温庭筠反复吟读着诗句,越读越觉得鱼玄机是个可造之材,从此便常常出入鱼家,为其指点诗作。经过两年的接触,日渐长大的鱼玄机开始对温庭筠有了一种特别的情愫,就像很多年少懵懂的少女暗恋上自己的老师一样。倘若温庭筠能接受这份感情,那他和鱼玄机的将来就会全部改写,鱼玄机也会变成温夫人。然而不知什么原因,或许是因为自己长相丑陋、内心自卑,或许是因为双方年纪差距太大,或许是因为鱼玄机出身娼家,或许是因为不想过有约束的生活——温庭筠终其一生都混迹于花街柳巷,一个自由惯了的人怎么能忍受约束呢?总之不管什么原因,温庭筠始终没有接受这份情感。

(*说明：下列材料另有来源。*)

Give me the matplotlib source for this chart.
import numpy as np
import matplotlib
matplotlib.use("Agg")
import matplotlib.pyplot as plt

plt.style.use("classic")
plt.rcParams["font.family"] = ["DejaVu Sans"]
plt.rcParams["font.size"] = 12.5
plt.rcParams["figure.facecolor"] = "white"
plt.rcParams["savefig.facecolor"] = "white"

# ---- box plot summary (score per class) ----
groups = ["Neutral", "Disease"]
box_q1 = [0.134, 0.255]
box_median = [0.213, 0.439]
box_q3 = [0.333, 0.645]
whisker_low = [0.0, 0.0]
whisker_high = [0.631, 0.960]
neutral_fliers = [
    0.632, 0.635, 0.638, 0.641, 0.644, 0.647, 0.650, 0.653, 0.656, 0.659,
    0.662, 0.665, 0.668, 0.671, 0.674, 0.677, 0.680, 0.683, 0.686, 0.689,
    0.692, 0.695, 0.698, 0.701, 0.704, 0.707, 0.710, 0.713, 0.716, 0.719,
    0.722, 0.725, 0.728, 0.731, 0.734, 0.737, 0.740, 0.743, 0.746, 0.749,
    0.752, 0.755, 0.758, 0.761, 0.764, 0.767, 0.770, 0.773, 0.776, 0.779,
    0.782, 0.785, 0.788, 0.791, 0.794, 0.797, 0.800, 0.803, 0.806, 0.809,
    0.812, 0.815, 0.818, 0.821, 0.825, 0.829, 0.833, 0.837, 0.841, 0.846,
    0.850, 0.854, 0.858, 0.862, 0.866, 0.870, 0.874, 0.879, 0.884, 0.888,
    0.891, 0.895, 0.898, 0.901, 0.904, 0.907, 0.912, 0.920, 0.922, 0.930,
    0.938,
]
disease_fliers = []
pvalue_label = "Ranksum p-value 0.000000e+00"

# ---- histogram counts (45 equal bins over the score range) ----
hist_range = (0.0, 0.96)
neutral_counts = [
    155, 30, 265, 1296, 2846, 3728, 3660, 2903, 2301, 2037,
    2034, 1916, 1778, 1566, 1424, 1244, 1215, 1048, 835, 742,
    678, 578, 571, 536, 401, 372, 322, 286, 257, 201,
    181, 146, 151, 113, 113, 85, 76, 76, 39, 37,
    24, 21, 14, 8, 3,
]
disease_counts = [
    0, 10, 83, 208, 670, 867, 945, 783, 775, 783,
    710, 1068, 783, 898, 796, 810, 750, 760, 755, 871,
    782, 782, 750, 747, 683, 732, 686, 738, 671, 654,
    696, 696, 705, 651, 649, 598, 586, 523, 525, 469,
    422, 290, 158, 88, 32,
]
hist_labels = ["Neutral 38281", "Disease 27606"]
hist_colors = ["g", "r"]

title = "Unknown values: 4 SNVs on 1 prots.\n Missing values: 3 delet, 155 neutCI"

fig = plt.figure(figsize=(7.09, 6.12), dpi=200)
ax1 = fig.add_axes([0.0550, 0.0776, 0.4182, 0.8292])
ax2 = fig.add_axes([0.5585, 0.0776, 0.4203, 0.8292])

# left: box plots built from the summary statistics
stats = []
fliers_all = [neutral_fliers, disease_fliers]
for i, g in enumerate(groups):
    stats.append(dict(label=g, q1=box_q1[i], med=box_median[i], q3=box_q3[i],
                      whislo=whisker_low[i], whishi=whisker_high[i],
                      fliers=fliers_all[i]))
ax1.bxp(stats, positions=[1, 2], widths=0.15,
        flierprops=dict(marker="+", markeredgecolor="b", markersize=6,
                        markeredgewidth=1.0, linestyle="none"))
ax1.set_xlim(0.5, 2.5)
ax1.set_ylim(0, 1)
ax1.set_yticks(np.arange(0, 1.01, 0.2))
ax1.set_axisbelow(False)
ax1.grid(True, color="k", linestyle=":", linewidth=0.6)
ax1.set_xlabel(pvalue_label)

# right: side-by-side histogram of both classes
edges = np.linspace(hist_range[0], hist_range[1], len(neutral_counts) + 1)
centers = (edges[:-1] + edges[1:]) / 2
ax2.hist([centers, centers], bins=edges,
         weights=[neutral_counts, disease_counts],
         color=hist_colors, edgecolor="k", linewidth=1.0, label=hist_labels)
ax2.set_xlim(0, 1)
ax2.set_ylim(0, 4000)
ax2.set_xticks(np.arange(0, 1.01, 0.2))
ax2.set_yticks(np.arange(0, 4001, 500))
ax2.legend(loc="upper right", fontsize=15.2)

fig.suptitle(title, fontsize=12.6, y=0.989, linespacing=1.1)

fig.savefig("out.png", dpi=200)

不久后,温庭筠就离开长安去了襄阳,鱼玄机满怀着对他的思念,写下一首深情的诗:

《遥寄飞卿》

阶砌乱蛩鸣,庭柯烟雾清;

月中邻乐响,楼上远日明。

枕簟凉风著,谣琴寄恨生;

稽君懒书礼,底物慰秋情?

但是,鱼玄机等了很久也没等到回音,转眼秋去冬来,她又写下一首《冬夜寄温飞卿》:

苦思搜诗灯下吟,不眠长夜怕寒衾;

满庭木叶愁风起,透幌纱窗惜月沈。

疏散未闻终随愿,盛衰空见本来心;

幽栖莫定梧桐树,暮雀啾啾空绕林。

然而,温庭筠对这些始终没有回应。当他再次返回长安后,却给鱼玄机做了个媒——来京承袭祖萌官职的名门之后李亿(字子安),可是这个李亿家中早有妻儿,鱼玄机嫁过去只能做妾。一个正当青春年华的妙龄少女,转眼就成了一个可以任正室打骂、甚至随意处死的角色。唐朝虽然妇女地位较高,但那是针对明媒正娶的大房而言,妾的身份十分低下,对大房来说,妾和家里的奴婢差不多,都是私人财产,她们对其有着生杀大权,可以送人,可以打骂惩罚。《唐律》规定:“奴婢的地位‘并同畜产’,是主人的财产,若奴婢有罪,其主不请官司而杀者,杖一百。无罪而杀者,徒一年。”很明显,倘若妾室婢女出了差错,正室不向官府备案、自行将其打死,也不过就是杖一百。而温庭筠做的这个媒,从此让鱼玄机处于危险的境地,真不知他心里是怎么想的,正所谓“男人心,海底针”。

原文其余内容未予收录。